Sogavare mengatakan, pakta dengan China itu merupakan diversifikasi mitra pertahanan. Apalagi, China membantu pelatihan aparat penegak hukum Kepulauan Solomon setelah kerusuhan anti-China di Honiara yang menghancurkan pecinan dan mengganggu perekonomian. Sogavare menekankan, kemitraan utama dengan Australia dan Selandia Baru tidak akan surut.
Peneliti Pusat Pengembangan Kebijakan Universitas Nasional Australia (DPC ANU), Terence Wood, dalam kolom di laman resmi lembaga tersebut menjelaskan, sejatinya pangkalan militer China di Pasifik kecil kemungkinan terjadi. Alasannya, tidak menguntungkan bagi kedua belah pihak.

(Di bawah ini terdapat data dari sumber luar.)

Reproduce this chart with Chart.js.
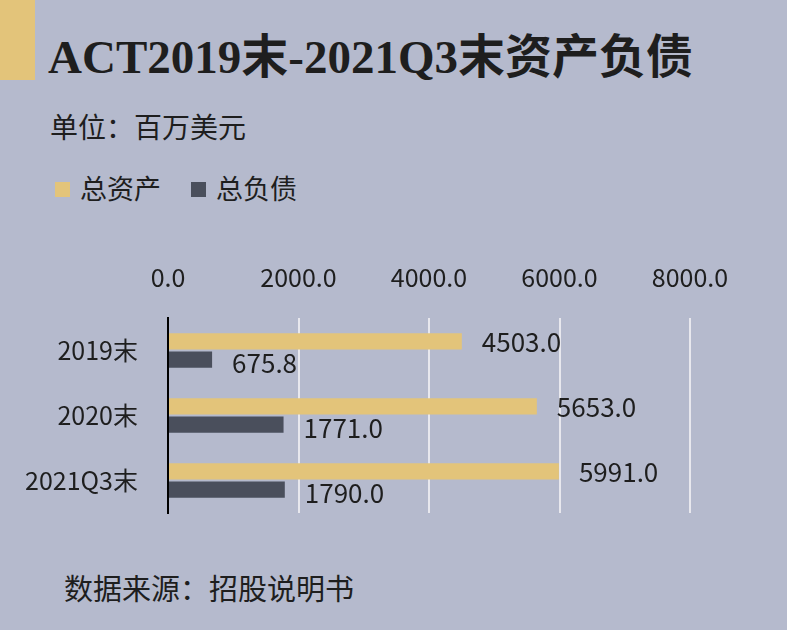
<!DOCTYPE html>
<html><head><meta charset="utf-8">
<script src="https://cdn.jsdelivr.net/npm/chart.js@4/dist/chart.umd.min.js"></script>
<style>
html,body{margin:0;padding:0;}
body{width:787px;height:630px;background:#B5BACD;position:relative;overflow:hidden;font-family:"Noto Sans CJK SC",sans-serif;color:#1e1e1e;}
.acc{position:absolute;left:0;top:0;width:35px;height:80px;background:#E3C47A;}
.t{position:absolute;white-space:nowrap;}
#wrap{position:absolute;left:0;top:250px;width:787px;height:300px;}
.sw{display:inline-block;width:15px;height:15px;vertical-align:middle;margin-right:10px;position:relative;top:-2px;}
</style></head><body>
<div class="acc"></div>
<div class="t" style="left:48px;top:18px;font:bold 47px 'Liberation Serif','Noto Sans CJK SC';">ACT2019末-2021Q3末资产负债</div>
<div class="t" style="left:50px;top:106px;font-size:28px;">单位：百万美元</div>
<div class="t" style="left:55px;top:168px;font-size:27px;"><span class="sw" style="background:#E3C47A"></span>总资产<span style="display:inline-block;width:30px"></span><span class="sw" style="background:#4A4F5C"></span>总负债</div>
<div class="t" style="left:64px;top:566px;font-size:29px;">数据来源：招股说明书</div>
<div id="wrap"><canvas id="c"></canvas></div>
<script>
const categories=["2019末","2020末","2021Q3末"];
const totalAssets=[4503.0,5653.0,5991.0];
const totalLiabilities=[675.8,1771.0,1790.0];
const tickMax=8000;
const labelPlugin={id:'lbl',afterDatasetsDraw(ch){const c=ch.ctx;c.save();c.font="26px 'Noto Sans CJK SC'";c.fillStyle='#1e1e1e';c.textBaseline='middle';
ch.data.datasets.forEach((d,i)=>{ch.getDatasetMeta(i).data.forEach((b,j)=>{c.fillText(d.data[j].toFixed(1),b.x+20,b.y+(i?4:1));});});c.restore();}};
new Chart(document.getElementById('c'),{type:'bar',
data:{labels:categories,datasets:[
{label:'总资产',data:totalAssets,backgroundColor:'#E3C47A',categoryPercentage:0.56,barPercentage:0.9},
{label:'总负债',data:totalLiabilities,backgroundColor:'#4A4F5C',categoryPercentage:0.56,barPercentage:0.9}]},
options:{indexAxis:'y',responsive:true,maintainAspectRatio:false,animation:false,
layout:{padding:{right:97,bottom:0}},
plugins:{legend:{display:false},tooltip:{enabled:false}},
scales:{x:{position:'top',min:0,max:tickMax,ticks:{stepSize:2000,color:'#1e1e1e',font:{size:25,family:'Noto Sans CJK SC'},callback:v=>v.toFixed(1),padding:26},
grid:{color:'#E8E8EE',lineWidth:2,drawTicks:false},border:{display:false},afterFit:a=>{a.height=68;}},
y:{ticks:{color:'#1e1e1e',font:{size:25,family:'Noto Sans CJK SC'},padding:22},grid:{display:false},border:{color:'#000',width:2},afterFit:a=>{a.width=168;}}}},
plugins:[labelPlugin]});
</script></body></html>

”Sogavare bukan pemimpin yang populer. Sudah terjadi banyak unjuk rasa menolak pemerintahannya, termasuk mosi tidak percaya yang hampir menjatuhkan dia. Membangun pangkalan militer China sama saja dengan bunuh diri, apalagi Australia mengancam menghentikan bantuan dana pembangunan yang pada tahun 2019 saja jumlahnya 2,5 kali lipat dari yang dijanjikan China tahun 2021,” papar Wood.
Terkait China, ia menerangkan, China mengutamakan pengaruh politik di wilayahnya sendiri seperti di Tibet, Xinjiang, Taiwan, dan Hongkong. Pola politik luar negeri China ialah mengedepankan kerja sama ekonomi dan perdagangan. Keuntungan dari kerja sama ini yang membiayai kemakmuran China beserta partai politiknya.
”Jika diamati, pakta pertahanan Kepulauan Solomon-China ini pun lebih menekankan perlindungan para pengusaha China dan perusahaan yang berbisnis di Kepulauan Solomon. Membangun pangkalan militer ini justru mubazir tenaga dan biaya,” kata Wood.
Ia juga menyoroti sikap negara-negara Barat yang kontraproduktif dan cenderung memandang rendah negara-negara kecil di Pasifik. Contohnya, perkataan PM Morrison yang menyebut Kepulauan Solomon sebagai ”pekarangan belakang” Australia. Sikap ini lama-kelamaan membuat negara-negara di Pasifik antipati terhadap Barat.
Peneliti isu Indo-Pasifik Universitas Binus, Sukmawati Bela Pertiwi, menjabarkan, negara-negara anggota AUKUS sejatinya juga tidak bisa memprotes pakta pertahanan Kepulauan Solomon-China. Keberadaan AUKUS pun merusak kestabilan di Indo-Pasifik dan menuai protes dari negara-negara kawasan. ”Terkait adanya AUKUS dan pakta pertahanan Kepulauan Solomon-China ini, memang harus ada pihak yang berperan untuk menjaga kestabilan kawasan,” ucapnya.
Selain itu, Sukmawati mengingatkan, setiap pakta berlandaskan situasi dalam negeri setiap negara yang terlibat. Ini lebih kompleks dibandingkan dengan hubungan luar negeri suatu negara dan kerap lupa dipertimbangkan oleh pihak-pihak yang keberatan dengan suatu pakta.